Strengthening AML/CFT efforts

"Lebanon does not need to enact new laws to add to existing ones in order to strengthen AML/CFT efforts, as the Special Investigation Commission has broad powers under Law No. 318/2001," said economist Violette Ghazal al-Balaa.

"The commission can act as soon as it receives a judicial request," she told Al-Mashareq. "It is able to lift the banking secrecy on accounts with banks and financial institutions that are suspected of being used to launder money or finance terrorism."

She stressed the need to respect the independence of the judiciary, "which Lebanon seems to have violated recently" via political disputes that led to the freezing of a number of appointments issued by the Supreme Judicial Council.
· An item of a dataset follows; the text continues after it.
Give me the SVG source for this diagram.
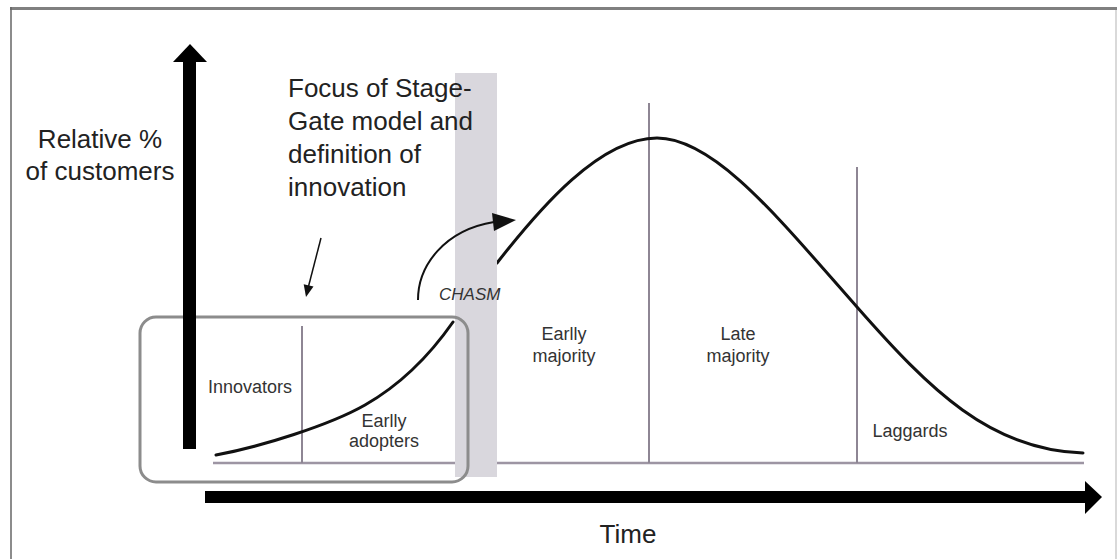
<svg xmlns="http://www.w3.org/2000/svg" width="1117" height="559" viewBox="0 0 1117 559">
<style>
.big{font-family:"Liberation Sans",Arial,sans-serif;font-size:26px;fill:#222}
.lbl{font-family:"Liberation Sans",Arial,sans-serif;font-size:18px;fill:#333;text-anchor:middle}
.chasm{font-family:"Liberation Sans",Arial,sans-serif;font-size:17px;font-style:italic;fill:#333}
.div{stroke:#8e8694;stroke-width:2;fill:none}
.curve{stroke:#111;stroke-width:3;fill:none;stroke-linecap:round}
</style>
<rect x="0" y="0" width="1117" height="559" fill="#fff"/>
<g id="frame">
<line x1="10" y1="8.5" x2="1117" y2="8.5" stroke="#808080" stroke-width="3"/>
<line x1="11" y1="7" x2="11" y2="559" stroke="#666" stroke-width="1.5"/>
<line x1="1116" y1="10" x2="1116" y2="559" stroke="#ccc" stroke-width="1.5"/>
</g>
<g id="chart">
<line x1="213" y1="463" x2="1084" y2="463" stroke="#9d95a3" stroke-width="2.5"/>
<line class="div" x1="302" y1="326" x2="302" y2="463"/>
<line class="div" x1="649" y1="103" x2="649" y2="463"/>
<line class="div" x1="857" y1="167" x2="857" y2="463"/>
<path class="curve" d="M216,455 C260,447 330,425 365,405 S430,355 453,322"/>
<path class="curve" d="M497,263 C540,208 600,138 657,138 C715,138 780,220 857,307 C930,390 990,450 1083,453"/>
</g>
<g id="chasm-band">
<rect x="455" y="73" width="42" height="404" fill="#d9d7dd"/>
</g>
<g id="focus-box">
<rect x="140" y="317" width="328" height="165" rx="16" ry="16" fill="none" stroke="#8c8c8c" stroke-width="3"/>
</g>
<g id="connectors">
<path d="M418,300 C418,265 445,230 494,222" fill="none" stroke="#111" stroke-width="2"/>
<polygon points="492,213 516,220 494,231" fill="#111"/>
<line x1="321" y1="238" x2="308.6" y2="286" stroke="#111" stroke-width="1.5"/>
<polygon points="306,297 313.5,286.4 303.7,284.2" fill="#111"/>
</g>
<g id="y-axis">
<rect x="183" y="61" width="13" height="388" fill="#000"/>
<polygon points="190,44 207,62 173,62" fill="#000"/>
</g>
<g id="x-axis">
<rect x="205" y="491" width="881" height="12" fill="#000"/>
<polygon points="1085,481 1102,497 1085,514" fill="#000"/>
</g>
<g id="y-label">
<text class="big" x="100" y="148" text-anchor="middle">Relative %</text>
<text class="big" x="100" y="180" text-anchor="middle">of customers</text>
</g>
<g id="focus-label">
<text class="big" x="288" y="97">Focus of Stage-</text>
<text class="big" x="288" y="130">Gate model and</text>
<text class="big" x="288" y="163">definition of</text>
<text class="big" x="288" y="196">innovation</text>
</g>
<g id="chasm-label"><text class="chasm" x="439" y="300">CHASM</text></g>
<g id="innovators"><text class="lbl" x="250" y="393">Innovators</text></g>
<g id="early-adopters">
<text class="lbl" x="384" y="427">Earlly</text>
<text class="lbl" x="384" y="447">adopters</text>
</g>
<g id="early-majority">
<text class="lbl" x="564" y="340">Earlly</text>
<text class="lbl" x="564" y="362">majority</text>
</g>
<g id="late-majority">
<text class="lbl" x="738" y="340">Late</text>
<text class="lbl" x="738" y="362">majority</text>
</g>
<g id="laggards"><text class="lbl" x="910" y="437">Laggards</text></g>
<g id="time-label"><text class="big" x="628" y="543" text-anchor="middle">Time</text></g>
</svg>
The Supreme Judicial Council "has the confidence of all parties, and was capable of appointing independent and impartial judges capable of receiving any request from outside the country to then refer it to the Special Investigation Commission", al-Balaa said.

"Lebanon's serious commitment to combating [money laundering, terrorism financing and corruption] is confirmable through the evaluation process, that was slated for the middle of this year, of [its] AML/CFT system," she said.

This encompasses the operation of the Central Bank of Lebanon, the banking sector and the Special Investigation Commission, in addition to the effectiveness of the system that is in force in the state as a whole, she said.

"Lebanon has laws that combat money laundering and terrorist financing," AML/CFT expert Shawki Ahwash told Al-Mashareq.

"The banks are not lax in this regard, but these laws must be activated and applied," he said.